◆ Task statement
Can you transcribe every line exactly and leave the pictures behind?

◆ Provided material
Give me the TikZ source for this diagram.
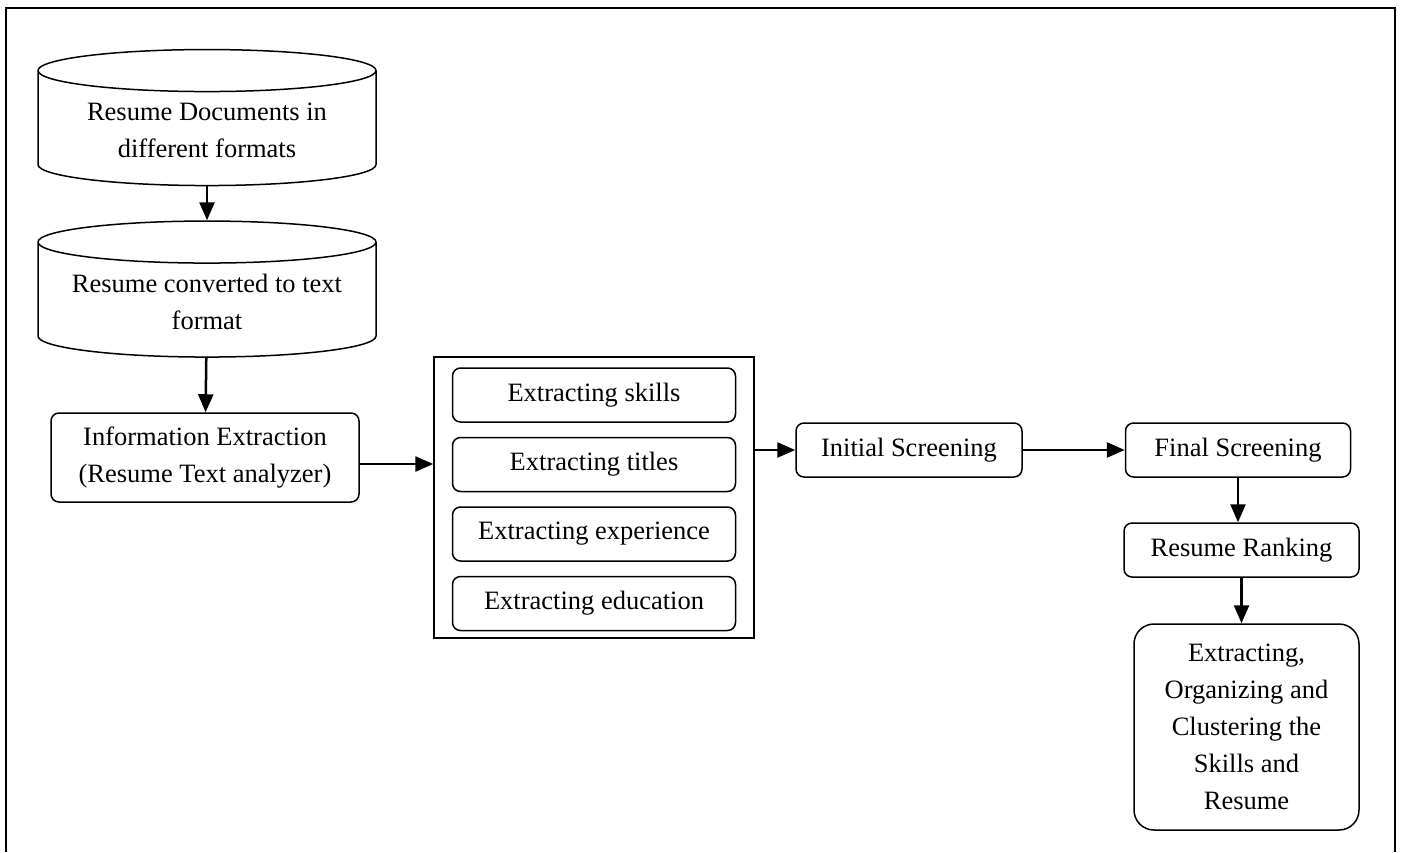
\documentclass[tikz,border=0pt]{standalone}
\usepackage{fontspec}
\setmainfont{Liberation Serif}
\usetikzlibrary{arrows.meta,shapes.geometric,positioning}

\begin{document}
\begin{tikzpicture}[x=1pt,y=-1pt,semithick,font=\fontsize{26.5}{37}\selectfont]
	  \tikzstyle{store}=[cylinder,shape border rotate=90,aspect=0.137,draw=black,line width=1.5pt,text width=300pt,minimum width=338pt,minimum height=136pt,align=flush center]
	  \tikzstyle{stepbox}=[rectangle,rounded corners=8pt,draw=black,line width=1.5pt,align=center,minimum height=54pt]
	  \tikzstyle{flow}=[-{Triangle[length=18pt,width=15pt]},line width=2.5pt]

	  \useasboundingbox (0,0) rectangle (1402,852);
	  \draw[line width=2.5pt] (6,852) -- (6,8) -- (1395,8) -- (1395,852);

	  \node[store] (docs) at (207,130.5) {Resume Documents in\\different formats};
	  \node[store] (text) [below=34pt of docs] {Resume converted to text\\format};
	  \node[stepbox,minimum width=308pt,minimum height=89pt] (info) at (205,457.5) {Information Extraction\\(Resume Text analyzer)};

	  \node[draw=black,line width=1.5pt,minimum width=320pt,minimum height=281pt] (group) at (594,497.5) {};
	  \node[stepbox,minimum width=283pt] (skills) [below=11pt of group.north] {Extracting skills};
	  \node[stepbox,minimum width=283pt] (titles) [below=14pt of skills] {Extracting titles};
	  \node[stepbox,minimum width=283pt] (exper) [below=14pt of titles] {Extracting experience};
	  \node[stepbox,minimum width=283pt] (edu) [below=14pt of exper] {Extracting education};

	  \node[stepbox,minimum width=226pt] (initial) at (909,450) {Initial Screening};
	  \node[stepbox,minimum width=225pt] (final) [right=102pt of initial] {Final Screening};
	  \node[stepbox,minimum width=235pt] (rank) at (1241.5,550) {Resume Ranking};
	  \node[stepbox,rounded corners=20pt,minimum width=225pt,minimum height=206pt] (cluster) at (1246.5,727) {Extracting,\\Organizing and\\Clustering the\\Skills and\\Resume};

	  \draw[flow] (docs) -- (text);
	  \draw[flow] (text) -- (info);
	  \draw[flow] ([yshift=-6.5pt]info.east) -- ([yshift=-6.5pt]info.east -| group.west);
	  \draw[flow] (initial -| group.east) -- (initial);
	  \draw[flow] (initial) -- (final);
	  \draw[flow] (final) -- (final |- rank.north);
	  \draw[flow] (rank) -- (rank |- cluster.north);
	\end{tikzpicture}
\end{document}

◆ Solution
Give me the TikZ source for this diagram.
\documentclass[tikz,border=0pt]{standalone}
\usepackage{fontspec}
\setmainfont{Liberation Serif}
\usetikzlibrary{arrows.meta,shapes.geometric,positioning}

\begin{document}
\begin{tikzpicture}[x=1pt,y=-1pt,semithick,font=\fontsize{26.5}{37}\selectfont]
	  \tikzstyle{store}=[cylinder,shape border rotate=90,aspect=0.137,draw=black,line width=1.5pt,text width=300pt,minimum width=338pt,minimum height=136pt,align=flush center]
	  \tikzstyle{stepbox}=[rectangle,rounded corners=8pt,draw=black,line width=1.5pt,align=center,minimum height=54pt]
	  \tikzstyle{flow}=[-{Triangle[length=18pt,width=15pt]},line width=2.5pt]

	  \useasboundingbox (0,0) rectangle (1402,852);
	  \draw[line width=2.5pt] (6,852) -- (6,8) -- (1395,8) -- (1395,852);

	  \node[store] (docs) at (207,130.5) {Resume Documents in\\different formats};
	  \node[store] (text) [below=34pt of docs] {Resume converted to text\\format};
	  \node[stepbox,minimum width=308pt,minimum height=89pt] (info) at (205,457.5) {Information Extraction\\(Resume Text analyzer)};

	  \node[draw=black,line width=1.5pt,minimum width=320pt,minimum height=281pt] (group) at (594,497.5) {};
	  \node[stepbox,minimum width=283pt] (skills) [below=11pt of group.north] {Extracting skills};
	  \node[stepbox,minimum width=283pt] (titles) [below=14pt of skills] {Extracting titles};
	  \node[stepbox,minimum width=283pt] (exper) [below=14pt of titles] {Extracting experience};
	  \node[stepbox,minimum width=283pt] (edu) [below=14pt of exper] {Extracting education};

	  \node[stepbox,minimum width=226pt] (initial) at (909,450) {Initial Screening};
	  \node[stepbox,minimum width=225pt] (final) [right=102pt of initial] {Final Screening};
	  \node[stepbox,minimum width=235pt] (rank) at (1241.5,550) {Resume Ranking};
	  \node[stepbox,rounded corners=20pt,minimum width=225pt,minimum height=206pt] (cluster) at (1246.5,727) {Extracting,\\Organizing and\\Clustering the\\Skills and\\Resume};

	  \draw[flow] (docs) -- (text);
	  \draw[flow] (text) -- (info);
	  \draw[flow] ([yshift=-6.5pt]info.east) -- ([yshift=-6.5pt]info.east -| group.west);
	  \draw[flow] (initial -| group.east) -- (initial);
	  \draw[flow] (initial) -- (final);
	  \draw[flow] (final) -- (final |- rank.north);
	  \draw[flow] (rank) -- (rank |- cluster.north);
	\end{tikzpicture}
\end{document}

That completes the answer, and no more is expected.